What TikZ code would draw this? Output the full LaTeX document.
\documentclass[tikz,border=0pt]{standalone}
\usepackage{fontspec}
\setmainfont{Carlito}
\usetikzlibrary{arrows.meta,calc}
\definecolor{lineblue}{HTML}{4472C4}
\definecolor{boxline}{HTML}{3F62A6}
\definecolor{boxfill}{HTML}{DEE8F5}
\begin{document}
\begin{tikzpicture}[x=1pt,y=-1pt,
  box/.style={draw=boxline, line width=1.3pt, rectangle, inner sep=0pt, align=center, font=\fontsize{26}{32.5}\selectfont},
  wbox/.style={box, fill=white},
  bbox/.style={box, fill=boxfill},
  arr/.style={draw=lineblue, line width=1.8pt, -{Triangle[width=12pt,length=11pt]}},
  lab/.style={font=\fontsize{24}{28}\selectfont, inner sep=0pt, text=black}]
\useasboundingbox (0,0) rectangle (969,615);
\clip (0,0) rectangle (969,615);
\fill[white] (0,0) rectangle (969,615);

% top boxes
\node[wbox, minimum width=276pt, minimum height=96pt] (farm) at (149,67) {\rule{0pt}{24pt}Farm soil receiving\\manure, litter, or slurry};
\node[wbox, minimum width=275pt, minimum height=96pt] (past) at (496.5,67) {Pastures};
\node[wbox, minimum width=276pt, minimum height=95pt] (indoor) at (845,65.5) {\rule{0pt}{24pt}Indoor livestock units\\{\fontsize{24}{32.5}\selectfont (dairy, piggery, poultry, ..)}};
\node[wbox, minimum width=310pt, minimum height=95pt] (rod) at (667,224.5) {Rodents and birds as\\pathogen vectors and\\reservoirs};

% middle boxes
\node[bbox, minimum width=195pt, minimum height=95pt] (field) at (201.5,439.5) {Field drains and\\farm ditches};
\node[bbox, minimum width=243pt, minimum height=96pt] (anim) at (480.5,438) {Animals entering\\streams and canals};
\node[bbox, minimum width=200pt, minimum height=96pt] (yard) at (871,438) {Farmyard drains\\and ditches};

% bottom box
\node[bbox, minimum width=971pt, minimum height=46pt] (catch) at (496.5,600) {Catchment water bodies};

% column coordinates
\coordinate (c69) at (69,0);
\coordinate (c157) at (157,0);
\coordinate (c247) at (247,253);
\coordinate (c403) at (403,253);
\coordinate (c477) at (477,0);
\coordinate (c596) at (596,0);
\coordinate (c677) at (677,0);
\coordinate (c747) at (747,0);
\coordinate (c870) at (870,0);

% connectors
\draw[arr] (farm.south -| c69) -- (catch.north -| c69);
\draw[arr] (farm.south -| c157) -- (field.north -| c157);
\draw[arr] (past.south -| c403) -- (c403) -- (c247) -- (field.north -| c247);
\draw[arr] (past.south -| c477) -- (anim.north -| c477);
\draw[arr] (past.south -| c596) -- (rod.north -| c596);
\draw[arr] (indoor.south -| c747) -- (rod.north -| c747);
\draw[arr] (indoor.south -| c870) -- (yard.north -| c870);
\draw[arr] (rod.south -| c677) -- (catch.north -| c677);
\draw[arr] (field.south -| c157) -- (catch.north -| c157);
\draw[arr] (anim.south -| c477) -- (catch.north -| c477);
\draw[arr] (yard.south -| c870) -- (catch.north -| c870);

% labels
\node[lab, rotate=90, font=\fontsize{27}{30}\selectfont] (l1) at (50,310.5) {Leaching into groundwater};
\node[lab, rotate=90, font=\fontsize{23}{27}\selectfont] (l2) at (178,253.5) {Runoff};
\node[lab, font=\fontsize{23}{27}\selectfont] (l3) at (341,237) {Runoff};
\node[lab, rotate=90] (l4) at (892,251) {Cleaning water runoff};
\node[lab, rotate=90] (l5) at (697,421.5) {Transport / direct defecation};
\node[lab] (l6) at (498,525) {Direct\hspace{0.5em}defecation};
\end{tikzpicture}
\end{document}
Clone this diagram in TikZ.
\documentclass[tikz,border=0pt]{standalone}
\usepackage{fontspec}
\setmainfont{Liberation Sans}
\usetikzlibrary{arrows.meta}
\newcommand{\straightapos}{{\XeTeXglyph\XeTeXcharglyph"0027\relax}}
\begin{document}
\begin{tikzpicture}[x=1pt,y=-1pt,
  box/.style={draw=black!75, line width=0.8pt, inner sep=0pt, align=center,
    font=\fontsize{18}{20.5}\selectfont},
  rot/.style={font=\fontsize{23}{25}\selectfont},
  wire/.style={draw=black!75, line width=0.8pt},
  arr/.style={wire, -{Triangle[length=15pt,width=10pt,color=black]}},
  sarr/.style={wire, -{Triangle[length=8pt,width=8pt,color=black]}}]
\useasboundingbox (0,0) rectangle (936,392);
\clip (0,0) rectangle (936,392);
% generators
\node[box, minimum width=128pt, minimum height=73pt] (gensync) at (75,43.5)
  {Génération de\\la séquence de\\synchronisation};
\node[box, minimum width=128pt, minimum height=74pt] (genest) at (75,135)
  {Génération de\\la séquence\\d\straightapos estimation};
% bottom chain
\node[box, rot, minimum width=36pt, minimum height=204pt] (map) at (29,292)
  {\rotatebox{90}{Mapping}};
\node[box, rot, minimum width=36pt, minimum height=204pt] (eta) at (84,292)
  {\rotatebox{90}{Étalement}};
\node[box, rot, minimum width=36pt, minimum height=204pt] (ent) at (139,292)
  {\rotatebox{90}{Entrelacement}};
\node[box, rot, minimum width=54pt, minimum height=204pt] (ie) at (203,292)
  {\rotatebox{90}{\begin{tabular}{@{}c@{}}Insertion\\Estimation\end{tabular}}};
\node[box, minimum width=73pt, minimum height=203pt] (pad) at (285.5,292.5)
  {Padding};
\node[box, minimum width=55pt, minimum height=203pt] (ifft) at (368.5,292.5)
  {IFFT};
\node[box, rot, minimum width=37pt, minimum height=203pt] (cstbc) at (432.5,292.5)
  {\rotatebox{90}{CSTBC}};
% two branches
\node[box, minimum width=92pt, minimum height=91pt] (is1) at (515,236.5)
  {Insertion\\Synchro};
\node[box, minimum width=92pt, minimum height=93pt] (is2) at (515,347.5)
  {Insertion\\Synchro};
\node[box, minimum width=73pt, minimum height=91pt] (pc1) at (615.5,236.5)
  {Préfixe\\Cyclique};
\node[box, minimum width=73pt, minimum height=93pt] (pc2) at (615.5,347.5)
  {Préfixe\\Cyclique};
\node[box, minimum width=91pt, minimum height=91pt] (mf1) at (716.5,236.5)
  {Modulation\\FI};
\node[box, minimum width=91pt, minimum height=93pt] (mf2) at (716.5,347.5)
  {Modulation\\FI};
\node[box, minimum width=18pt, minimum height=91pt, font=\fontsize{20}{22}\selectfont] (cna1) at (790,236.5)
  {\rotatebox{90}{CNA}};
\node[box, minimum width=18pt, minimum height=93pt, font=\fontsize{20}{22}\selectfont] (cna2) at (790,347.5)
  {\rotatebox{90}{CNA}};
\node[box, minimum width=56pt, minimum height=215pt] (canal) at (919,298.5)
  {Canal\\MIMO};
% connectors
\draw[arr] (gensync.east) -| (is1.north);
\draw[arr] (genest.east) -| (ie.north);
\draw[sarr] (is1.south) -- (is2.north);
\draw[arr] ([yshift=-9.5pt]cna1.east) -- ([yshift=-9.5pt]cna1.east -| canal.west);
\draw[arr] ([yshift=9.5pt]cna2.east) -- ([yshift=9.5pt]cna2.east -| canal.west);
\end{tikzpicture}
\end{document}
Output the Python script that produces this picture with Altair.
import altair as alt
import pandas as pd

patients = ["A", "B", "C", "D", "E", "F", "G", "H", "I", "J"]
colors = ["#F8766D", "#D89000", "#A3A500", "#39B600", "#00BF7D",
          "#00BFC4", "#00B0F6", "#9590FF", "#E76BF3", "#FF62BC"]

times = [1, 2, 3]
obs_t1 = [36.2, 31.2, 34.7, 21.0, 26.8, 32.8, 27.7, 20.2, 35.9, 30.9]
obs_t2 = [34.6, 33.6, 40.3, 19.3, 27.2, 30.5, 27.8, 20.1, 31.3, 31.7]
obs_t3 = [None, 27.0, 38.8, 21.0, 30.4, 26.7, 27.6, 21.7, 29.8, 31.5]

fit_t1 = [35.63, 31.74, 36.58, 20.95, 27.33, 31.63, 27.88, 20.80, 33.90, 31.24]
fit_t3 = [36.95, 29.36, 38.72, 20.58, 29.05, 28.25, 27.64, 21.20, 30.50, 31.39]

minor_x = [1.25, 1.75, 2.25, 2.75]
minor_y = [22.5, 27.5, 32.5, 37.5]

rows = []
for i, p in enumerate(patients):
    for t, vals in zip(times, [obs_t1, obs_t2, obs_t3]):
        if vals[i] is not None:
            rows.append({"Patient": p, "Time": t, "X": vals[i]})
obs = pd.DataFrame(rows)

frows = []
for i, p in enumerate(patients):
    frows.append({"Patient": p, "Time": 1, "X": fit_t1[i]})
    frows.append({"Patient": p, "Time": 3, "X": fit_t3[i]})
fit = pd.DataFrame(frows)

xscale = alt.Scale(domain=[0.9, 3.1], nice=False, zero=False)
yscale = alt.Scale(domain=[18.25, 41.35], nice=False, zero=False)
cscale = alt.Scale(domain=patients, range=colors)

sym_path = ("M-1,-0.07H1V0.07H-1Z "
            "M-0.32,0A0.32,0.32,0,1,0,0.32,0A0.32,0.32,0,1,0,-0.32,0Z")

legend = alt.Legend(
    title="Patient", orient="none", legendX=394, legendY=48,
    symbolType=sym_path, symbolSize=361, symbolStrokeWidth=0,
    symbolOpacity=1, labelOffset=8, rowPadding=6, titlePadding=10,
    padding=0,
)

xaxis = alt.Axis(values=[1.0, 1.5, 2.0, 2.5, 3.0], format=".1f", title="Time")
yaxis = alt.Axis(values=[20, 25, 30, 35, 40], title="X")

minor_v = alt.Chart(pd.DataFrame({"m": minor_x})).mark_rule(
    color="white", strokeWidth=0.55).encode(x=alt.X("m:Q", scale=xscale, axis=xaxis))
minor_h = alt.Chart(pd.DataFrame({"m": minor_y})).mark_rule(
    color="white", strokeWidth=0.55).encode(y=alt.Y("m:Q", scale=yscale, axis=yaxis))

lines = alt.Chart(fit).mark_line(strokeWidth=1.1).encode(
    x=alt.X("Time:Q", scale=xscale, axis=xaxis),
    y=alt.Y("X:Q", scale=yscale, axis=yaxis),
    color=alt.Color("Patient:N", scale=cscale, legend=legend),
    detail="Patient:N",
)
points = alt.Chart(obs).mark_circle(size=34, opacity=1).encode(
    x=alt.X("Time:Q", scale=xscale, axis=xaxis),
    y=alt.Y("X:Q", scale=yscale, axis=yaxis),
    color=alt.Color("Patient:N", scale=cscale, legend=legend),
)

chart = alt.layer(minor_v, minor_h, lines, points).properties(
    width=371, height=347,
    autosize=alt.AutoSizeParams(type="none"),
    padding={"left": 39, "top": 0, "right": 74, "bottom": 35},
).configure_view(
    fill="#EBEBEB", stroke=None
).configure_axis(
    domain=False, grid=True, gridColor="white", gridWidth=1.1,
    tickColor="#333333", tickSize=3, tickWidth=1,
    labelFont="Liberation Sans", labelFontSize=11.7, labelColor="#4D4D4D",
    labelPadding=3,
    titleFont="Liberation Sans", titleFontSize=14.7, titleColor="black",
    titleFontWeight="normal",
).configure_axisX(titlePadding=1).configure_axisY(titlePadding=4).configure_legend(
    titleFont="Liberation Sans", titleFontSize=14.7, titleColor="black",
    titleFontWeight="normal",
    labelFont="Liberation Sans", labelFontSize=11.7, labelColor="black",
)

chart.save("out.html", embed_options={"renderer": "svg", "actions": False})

Exercise instructions> Of the lines above, retype only those from the line containing "Output the Python" through the line containing "21.7, 29.8, 31.5]", including both, exactly.

Response for this exercise>
Output the Python script that produces this picture with Altair.
import altair as alt
import pandas as pd

patients = ["A", "B", "C", "D", "E", "F", "G", "H", "I", "J"]
colors = ["#F8766D", "#D89000", "#A3A500", "#39B600", "#00BF7D",
          "#00BFC4", "#00B0F6", "#9590FF", "#E76BF3", "#FF62BC"]

times = [1, 2, 3]
obs_t1 = [36.2, 31.2, 34.7, 21.0, 26.8, 32.8, 27.7, 20.2, 35.9, 30.9]
obs_t2 = [34.6, 33.6, 40.3, 19.3, 27.2, 30.5, 27.8, 20.1, 31.3, 31.7]
obs_t3 = [None, 27.0, 38.8, 21.0, 30.4, 26.7, 27.6, 21.7, 29.8, 31.5]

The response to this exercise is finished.